Opera
- Cover of the March 2024 issue
- Editor: John Allison
- Frequency: Monthly
- Founded: 1950
- Company: Opera Magazine Limited
- Country: United Kingdom
- Based in: London
- Website: www.opera.co.uk
- ISSN: 0030-3526

= Opera (British magazine) =

UK monthly publication about opera

Opera is a monthly British magazine devoted to covering all things related to opera. It contains reviews and articles about current opera productions internationally, as well as articles on opera recordings, opera singers, opera companies, opera directors, and opera books. The magazine also contains major features and analysis on individual operas and people associated with opera.

The magazine employs a network of international correspondents around the world who write for the magazine. Contributors to the magazine, past and present, include William Ashbrook, Martin Bernheimer, Julian Budden, Rodolfo Celletti, Alan Blyth, Elizabeth Forbes, and J.B. Steane among many others.

==Format==

Opera is printed in A5 size, with colour photos, and consists of around 130 pages. Page numbering is consecutive for a complete year (e.g. September 2009 covers pages 1033–1168). All issues since February 1950 are available online to current subscribers (through Exact Editions).

==History==

Based in London, the magazine was founded in 1950 by George Lascelles, 7th Earl of Harewood. It was launched at the house of Richard Buckle, under the imprint 'Ballet Publications Ltd'. It seems the previous Ballet and Opera magazine, edited by Richard Buckle, split into two separate magazines - one Opera and the other Ballet.

After Lascelles, Harold Rosenthal served as editor from 1953 to 1986, Rodney Milnes from 1986 and John Allison has held that position since 2000, with Milnes as chair of the editorial board until his death in 2015.

In 1965 Victor Gollancz Limited published a wide-ranging collection of articles which had appeared in the magazine during the first 15 years, with alongside those by regular Opera contributors, articles by Benjamin Britten, Sylvia Fisher, Magda Olivero, Helga Pilarczyk, Dennis Arundell, Osbert Lancaster, Joan Cross, Gottfried Schmiedel and Erwin Stein.

An occasional series of supplements have been published: Thirty all-time great recordings (August 2002), Great Opera Houses of the World (July 2003), In character: Great singers in great roles 1 (August 2004) and 2 (September 2006), Great First Nights (September 2005), Opera stage on screen (September 2007); along with four volumes of reprints of profiles of singers (grouped by voice type, 2002–2004) and directors (January 2006 and January 2007).

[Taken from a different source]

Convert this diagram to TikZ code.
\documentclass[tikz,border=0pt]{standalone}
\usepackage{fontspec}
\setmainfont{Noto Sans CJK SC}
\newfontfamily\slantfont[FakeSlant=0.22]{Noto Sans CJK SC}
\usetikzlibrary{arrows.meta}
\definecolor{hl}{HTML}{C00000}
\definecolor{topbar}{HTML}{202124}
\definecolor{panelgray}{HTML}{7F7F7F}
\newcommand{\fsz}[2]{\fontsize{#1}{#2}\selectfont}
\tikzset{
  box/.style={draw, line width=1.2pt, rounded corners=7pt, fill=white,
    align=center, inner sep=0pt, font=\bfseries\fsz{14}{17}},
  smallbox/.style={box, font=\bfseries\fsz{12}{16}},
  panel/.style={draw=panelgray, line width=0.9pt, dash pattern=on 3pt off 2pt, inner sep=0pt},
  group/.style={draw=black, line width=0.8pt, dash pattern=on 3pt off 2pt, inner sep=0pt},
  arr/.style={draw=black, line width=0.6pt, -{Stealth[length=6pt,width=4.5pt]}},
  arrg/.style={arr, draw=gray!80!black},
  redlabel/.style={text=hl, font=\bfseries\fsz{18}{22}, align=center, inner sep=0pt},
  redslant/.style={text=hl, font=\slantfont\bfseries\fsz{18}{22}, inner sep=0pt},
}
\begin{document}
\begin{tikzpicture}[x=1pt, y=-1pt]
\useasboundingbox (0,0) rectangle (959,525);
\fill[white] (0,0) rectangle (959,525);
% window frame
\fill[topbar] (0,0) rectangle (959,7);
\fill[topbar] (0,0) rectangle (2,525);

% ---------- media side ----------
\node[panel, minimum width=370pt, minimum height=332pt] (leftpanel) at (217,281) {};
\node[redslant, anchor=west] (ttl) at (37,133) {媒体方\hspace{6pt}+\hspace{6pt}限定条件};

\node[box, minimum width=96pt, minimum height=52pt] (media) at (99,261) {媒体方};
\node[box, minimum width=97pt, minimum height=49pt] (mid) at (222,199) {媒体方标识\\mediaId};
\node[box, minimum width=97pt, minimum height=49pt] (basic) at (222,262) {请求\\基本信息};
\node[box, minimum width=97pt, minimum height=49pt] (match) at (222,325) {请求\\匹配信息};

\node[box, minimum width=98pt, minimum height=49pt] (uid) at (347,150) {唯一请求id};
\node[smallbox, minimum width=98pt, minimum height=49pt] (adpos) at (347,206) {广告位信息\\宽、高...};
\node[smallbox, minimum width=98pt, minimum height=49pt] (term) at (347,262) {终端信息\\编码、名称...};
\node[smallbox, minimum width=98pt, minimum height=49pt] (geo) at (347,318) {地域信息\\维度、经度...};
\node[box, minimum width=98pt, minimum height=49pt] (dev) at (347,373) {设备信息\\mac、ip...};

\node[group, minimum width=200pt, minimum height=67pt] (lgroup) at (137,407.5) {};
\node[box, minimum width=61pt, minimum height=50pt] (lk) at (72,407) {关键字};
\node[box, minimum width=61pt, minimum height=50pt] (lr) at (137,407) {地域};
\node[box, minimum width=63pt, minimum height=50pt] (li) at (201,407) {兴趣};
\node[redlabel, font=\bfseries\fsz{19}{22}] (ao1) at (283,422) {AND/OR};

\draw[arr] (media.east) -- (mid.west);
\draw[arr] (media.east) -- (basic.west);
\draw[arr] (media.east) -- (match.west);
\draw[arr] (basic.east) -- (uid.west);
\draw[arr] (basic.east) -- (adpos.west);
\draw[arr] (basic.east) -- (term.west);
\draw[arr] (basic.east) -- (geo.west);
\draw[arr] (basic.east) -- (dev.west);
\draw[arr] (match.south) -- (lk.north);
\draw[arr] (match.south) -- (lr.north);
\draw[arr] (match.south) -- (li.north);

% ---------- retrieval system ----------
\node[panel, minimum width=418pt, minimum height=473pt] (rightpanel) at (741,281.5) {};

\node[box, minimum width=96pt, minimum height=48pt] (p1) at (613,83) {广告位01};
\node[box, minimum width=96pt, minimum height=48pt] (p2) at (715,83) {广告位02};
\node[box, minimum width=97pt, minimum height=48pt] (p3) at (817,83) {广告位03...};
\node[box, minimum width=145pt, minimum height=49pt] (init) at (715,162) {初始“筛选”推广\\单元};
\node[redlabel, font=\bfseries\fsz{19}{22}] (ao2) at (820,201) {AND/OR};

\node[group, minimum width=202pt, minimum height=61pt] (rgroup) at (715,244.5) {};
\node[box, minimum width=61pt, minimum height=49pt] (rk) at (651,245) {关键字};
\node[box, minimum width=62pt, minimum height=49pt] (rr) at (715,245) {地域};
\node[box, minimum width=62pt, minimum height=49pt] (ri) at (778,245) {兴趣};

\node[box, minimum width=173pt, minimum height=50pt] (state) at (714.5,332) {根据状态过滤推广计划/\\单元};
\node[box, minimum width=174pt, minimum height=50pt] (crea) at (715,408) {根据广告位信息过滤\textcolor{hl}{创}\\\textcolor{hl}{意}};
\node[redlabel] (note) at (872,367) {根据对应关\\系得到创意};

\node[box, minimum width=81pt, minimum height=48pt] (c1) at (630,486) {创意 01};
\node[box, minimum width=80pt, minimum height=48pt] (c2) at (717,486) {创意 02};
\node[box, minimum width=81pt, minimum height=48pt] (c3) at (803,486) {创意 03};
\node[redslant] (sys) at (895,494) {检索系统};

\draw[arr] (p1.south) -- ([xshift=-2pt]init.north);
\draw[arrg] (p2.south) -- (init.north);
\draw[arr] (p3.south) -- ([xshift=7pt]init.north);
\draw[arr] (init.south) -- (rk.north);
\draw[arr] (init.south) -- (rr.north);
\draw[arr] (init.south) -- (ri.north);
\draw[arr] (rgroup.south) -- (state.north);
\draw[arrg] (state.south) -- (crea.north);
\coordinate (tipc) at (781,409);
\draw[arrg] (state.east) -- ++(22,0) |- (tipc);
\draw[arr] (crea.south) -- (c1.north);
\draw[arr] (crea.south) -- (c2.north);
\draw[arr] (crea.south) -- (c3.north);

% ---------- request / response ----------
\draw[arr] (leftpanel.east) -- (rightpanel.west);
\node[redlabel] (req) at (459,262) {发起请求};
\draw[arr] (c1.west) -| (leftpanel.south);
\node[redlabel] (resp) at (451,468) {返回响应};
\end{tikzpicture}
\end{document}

A separate annual 'Festivals' issue was published until 2012, with listings of opera or operetta festivals (or music festivals including operas) in the UK and all around the world for the coming season, preceded by longer articles on particular festival projects or personalities. From 2013, the separate issue was dropped in favour of a festivals focus in the April edition, due to the ready availability of listings on-line.

In recent years, the last page has been a lighter feature, such as 'I can't live without... golf' by Barbara Bonney (August 1999), 'My First Opera – Don Giovanni by Osmo Vänskä (February 2004), and Roger Parker on why he would like to come back as Pasha Selim (December 2007).

==Editorial Team and Board==

The current editor is John Allison, with Erica Jeal and Henrietta Bredin as deputy editors. The editorial board consists of Hugh Canning, Rupert Christiansen, Andrew Clark, Andrew Clements, Richard Fairman, George Hall, Fiona Maddocks, and Roger Parker.